--- RAW RECORDS ---
+++++

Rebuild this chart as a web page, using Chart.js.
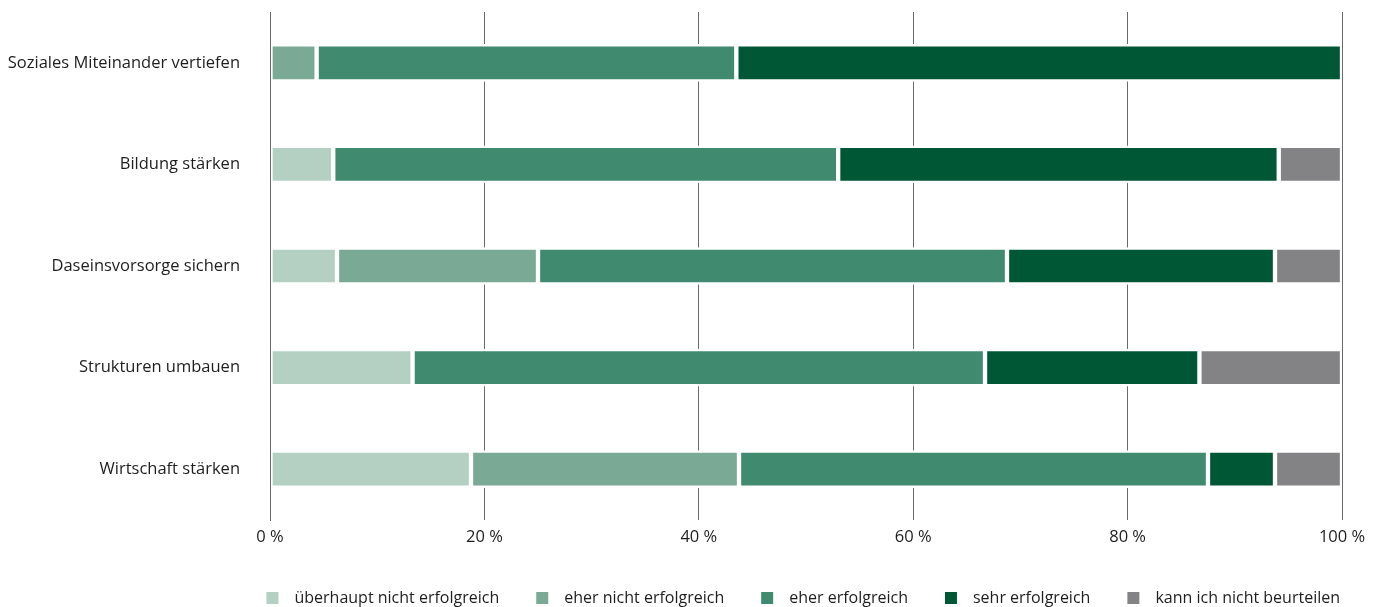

+++++

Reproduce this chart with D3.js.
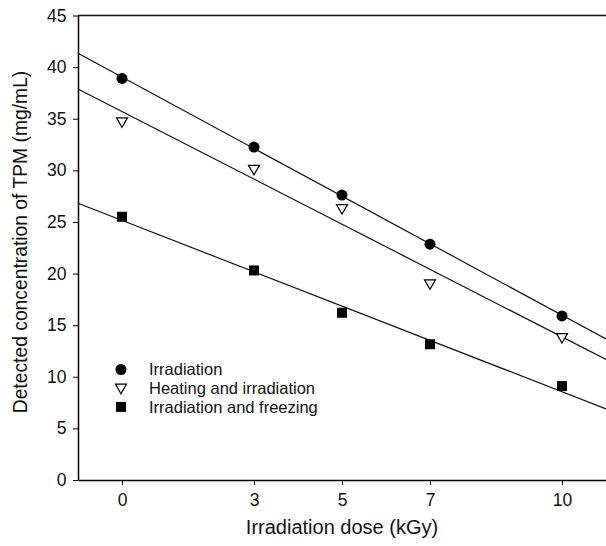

+++++

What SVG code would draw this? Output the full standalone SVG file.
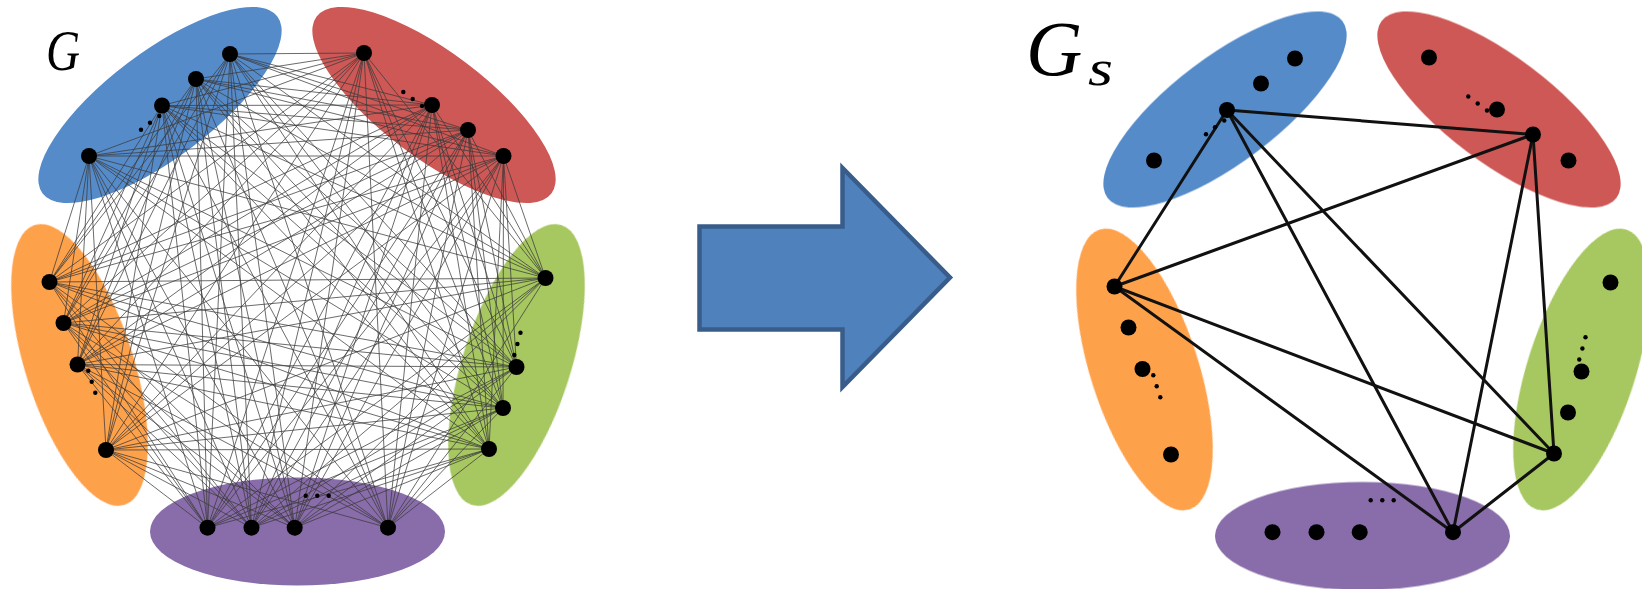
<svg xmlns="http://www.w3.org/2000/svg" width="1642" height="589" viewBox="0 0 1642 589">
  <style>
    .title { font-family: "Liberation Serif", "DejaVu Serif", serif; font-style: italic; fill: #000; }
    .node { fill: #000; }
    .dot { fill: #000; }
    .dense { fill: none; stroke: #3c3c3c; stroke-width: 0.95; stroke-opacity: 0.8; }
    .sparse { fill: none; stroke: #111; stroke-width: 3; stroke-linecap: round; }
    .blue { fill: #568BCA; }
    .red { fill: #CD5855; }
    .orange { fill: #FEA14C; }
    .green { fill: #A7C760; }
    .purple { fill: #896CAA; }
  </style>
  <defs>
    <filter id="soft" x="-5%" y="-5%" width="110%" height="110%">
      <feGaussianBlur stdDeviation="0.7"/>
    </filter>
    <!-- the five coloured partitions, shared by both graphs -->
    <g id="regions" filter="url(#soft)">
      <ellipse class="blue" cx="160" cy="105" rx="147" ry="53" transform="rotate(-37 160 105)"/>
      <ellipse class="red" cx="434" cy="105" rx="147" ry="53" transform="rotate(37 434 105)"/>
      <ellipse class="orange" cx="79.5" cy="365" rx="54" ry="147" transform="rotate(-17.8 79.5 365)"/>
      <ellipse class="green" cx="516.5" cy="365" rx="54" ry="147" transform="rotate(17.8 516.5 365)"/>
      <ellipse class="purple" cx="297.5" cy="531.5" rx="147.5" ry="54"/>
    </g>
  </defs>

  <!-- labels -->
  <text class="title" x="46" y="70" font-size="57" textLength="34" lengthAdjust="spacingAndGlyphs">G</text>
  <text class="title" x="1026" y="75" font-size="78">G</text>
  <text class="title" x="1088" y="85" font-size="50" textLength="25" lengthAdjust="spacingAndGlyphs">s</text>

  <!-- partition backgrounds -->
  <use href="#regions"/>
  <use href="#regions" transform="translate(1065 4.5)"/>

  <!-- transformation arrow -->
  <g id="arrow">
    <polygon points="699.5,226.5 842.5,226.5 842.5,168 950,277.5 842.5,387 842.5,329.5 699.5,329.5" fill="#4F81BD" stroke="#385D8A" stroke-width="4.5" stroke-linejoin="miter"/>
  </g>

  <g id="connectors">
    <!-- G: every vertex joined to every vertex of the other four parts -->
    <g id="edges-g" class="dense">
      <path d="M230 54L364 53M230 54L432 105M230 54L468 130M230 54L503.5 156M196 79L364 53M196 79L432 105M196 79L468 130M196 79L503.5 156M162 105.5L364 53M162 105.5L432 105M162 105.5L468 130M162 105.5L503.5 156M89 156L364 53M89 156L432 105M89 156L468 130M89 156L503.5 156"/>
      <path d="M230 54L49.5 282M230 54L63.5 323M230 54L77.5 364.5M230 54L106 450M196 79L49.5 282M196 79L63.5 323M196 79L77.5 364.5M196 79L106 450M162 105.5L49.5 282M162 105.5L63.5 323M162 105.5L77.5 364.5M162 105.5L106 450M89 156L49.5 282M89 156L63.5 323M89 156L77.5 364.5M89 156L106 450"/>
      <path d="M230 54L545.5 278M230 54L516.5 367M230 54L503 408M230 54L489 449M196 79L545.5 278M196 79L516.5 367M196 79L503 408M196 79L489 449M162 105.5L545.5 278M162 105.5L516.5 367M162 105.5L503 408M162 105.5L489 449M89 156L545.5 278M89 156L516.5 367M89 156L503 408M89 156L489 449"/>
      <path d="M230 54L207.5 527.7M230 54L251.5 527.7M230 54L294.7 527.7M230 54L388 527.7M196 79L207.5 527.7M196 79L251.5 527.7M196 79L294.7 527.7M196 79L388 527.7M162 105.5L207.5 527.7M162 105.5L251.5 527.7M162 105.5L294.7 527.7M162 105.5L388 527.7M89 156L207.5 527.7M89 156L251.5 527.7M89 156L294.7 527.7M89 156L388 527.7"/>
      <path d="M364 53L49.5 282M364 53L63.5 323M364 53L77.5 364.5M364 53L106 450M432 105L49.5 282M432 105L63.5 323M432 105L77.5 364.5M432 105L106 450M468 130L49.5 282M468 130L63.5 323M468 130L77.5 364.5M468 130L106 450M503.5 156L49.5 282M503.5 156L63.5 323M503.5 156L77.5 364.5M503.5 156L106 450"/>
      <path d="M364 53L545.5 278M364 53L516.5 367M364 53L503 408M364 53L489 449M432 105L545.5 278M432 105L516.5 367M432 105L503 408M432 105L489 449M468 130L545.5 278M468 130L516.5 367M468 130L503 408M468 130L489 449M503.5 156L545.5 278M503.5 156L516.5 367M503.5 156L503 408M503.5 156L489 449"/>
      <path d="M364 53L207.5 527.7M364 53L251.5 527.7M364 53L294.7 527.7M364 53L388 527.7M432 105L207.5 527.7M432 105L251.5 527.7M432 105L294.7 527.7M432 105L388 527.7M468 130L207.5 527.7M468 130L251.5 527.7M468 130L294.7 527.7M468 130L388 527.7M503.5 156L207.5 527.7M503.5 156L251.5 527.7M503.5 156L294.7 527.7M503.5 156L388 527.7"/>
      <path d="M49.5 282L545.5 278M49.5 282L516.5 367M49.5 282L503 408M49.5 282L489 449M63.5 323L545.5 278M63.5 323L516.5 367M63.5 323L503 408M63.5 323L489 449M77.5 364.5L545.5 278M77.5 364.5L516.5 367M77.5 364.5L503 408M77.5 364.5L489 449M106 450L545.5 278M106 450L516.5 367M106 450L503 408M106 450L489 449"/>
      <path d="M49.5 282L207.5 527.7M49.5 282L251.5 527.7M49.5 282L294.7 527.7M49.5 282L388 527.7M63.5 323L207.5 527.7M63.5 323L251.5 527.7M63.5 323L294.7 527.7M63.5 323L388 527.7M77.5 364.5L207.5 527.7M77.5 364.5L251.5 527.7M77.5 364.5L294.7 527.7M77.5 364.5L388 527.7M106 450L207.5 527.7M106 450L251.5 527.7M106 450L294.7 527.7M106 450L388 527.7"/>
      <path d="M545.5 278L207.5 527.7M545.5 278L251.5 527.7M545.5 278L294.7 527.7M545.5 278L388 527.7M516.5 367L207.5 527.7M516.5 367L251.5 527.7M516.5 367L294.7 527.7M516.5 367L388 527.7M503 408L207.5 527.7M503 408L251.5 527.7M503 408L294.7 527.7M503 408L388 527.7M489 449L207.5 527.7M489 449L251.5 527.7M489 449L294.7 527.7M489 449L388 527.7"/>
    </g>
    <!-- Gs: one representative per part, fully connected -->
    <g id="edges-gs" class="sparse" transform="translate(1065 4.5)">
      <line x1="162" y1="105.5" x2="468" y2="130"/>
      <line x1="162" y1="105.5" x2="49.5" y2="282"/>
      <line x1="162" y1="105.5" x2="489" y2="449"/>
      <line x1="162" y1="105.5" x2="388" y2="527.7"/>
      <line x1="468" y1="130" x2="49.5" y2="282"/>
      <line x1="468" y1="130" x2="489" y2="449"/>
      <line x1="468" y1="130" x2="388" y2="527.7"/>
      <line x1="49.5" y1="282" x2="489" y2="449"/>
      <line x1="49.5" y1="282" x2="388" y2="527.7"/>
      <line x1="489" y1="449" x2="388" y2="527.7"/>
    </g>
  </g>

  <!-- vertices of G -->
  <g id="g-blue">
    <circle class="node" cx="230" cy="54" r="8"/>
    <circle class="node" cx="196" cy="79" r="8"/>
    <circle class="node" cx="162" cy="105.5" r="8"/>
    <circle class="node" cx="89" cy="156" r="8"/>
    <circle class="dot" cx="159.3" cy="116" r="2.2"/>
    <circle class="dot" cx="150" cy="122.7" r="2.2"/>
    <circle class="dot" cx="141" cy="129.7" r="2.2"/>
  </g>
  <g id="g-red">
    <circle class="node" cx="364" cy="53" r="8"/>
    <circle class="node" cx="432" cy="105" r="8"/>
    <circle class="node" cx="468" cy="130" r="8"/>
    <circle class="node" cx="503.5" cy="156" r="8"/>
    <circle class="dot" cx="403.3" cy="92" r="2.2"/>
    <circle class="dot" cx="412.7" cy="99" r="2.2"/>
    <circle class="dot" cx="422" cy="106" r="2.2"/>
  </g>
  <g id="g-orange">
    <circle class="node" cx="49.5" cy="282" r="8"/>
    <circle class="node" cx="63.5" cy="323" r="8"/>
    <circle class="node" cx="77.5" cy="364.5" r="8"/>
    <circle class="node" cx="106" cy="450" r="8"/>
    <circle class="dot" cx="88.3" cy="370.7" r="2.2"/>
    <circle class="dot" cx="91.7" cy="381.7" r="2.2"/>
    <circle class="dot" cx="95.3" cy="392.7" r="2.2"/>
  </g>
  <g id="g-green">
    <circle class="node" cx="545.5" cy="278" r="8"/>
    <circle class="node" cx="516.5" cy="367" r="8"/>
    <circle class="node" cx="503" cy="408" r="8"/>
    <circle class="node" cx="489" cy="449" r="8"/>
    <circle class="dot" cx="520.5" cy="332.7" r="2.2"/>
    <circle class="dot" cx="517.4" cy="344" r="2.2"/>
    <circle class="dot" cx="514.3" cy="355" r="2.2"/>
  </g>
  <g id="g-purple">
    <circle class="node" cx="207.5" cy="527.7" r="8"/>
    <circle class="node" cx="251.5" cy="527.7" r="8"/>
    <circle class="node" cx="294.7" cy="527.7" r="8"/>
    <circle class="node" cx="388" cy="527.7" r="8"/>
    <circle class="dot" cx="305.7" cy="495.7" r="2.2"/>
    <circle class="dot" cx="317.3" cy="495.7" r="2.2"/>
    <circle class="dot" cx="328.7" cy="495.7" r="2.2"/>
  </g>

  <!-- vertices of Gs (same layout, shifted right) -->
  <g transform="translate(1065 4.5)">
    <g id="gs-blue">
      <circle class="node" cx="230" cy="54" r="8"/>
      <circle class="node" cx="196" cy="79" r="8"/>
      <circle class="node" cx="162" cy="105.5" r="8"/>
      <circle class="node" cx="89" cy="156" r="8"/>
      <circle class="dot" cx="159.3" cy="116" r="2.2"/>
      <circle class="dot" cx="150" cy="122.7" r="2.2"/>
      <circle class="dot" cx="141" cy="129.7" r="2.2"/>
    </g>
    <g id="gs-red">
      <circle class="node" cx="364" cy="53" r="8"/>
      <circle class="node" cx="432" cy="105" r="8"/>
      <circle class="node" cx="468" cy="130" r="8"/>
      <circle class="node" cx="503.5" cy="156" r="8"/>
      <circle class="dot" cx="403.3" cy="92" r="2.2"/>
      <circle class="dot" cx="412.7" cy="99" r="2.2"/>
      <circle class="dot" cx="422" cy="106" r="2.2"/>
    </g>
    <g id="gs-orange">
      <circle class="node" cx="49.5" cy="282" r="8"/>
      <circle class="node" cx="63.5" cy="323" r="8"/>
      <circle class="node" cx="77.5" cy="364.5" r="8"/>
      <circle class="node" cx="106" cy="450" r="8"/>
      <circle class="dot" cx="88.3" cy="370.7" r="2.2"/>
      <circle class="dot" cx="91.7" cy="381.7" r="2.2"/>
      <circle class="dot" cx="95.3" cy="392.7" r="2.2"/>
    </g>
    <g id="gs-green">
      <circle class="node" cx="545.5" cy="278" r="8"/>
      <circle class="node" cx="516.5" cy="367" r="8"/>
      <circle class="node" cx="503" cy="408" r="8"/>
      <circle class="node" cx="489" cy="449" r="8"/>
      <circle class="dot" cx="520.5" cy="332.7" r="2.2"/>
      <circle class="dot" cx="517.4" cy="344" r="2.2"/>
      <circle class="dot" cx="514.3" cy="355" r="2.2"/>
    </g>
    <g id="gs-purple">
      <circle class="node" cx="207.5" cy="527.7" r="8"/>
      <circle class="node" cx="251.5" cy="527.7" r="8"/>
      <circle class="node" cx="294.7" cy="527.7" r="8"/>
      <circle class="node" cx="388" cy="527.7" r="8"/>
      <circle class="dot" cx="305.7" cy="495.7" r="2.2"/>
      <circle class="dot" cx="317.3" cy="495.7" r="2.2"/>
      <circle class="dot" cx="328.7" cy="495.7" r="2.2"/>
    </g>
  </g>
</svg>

+++++

--- TASK DESCRIPTION ---
From the listing above, return each line with the word "this".

--- FINISHED TASK ---
Rebuild this chart as a web page, using Chart.js.
Reproduce this chart with D3.js.
What SVG code would draw this? Output the full standalone SVG file.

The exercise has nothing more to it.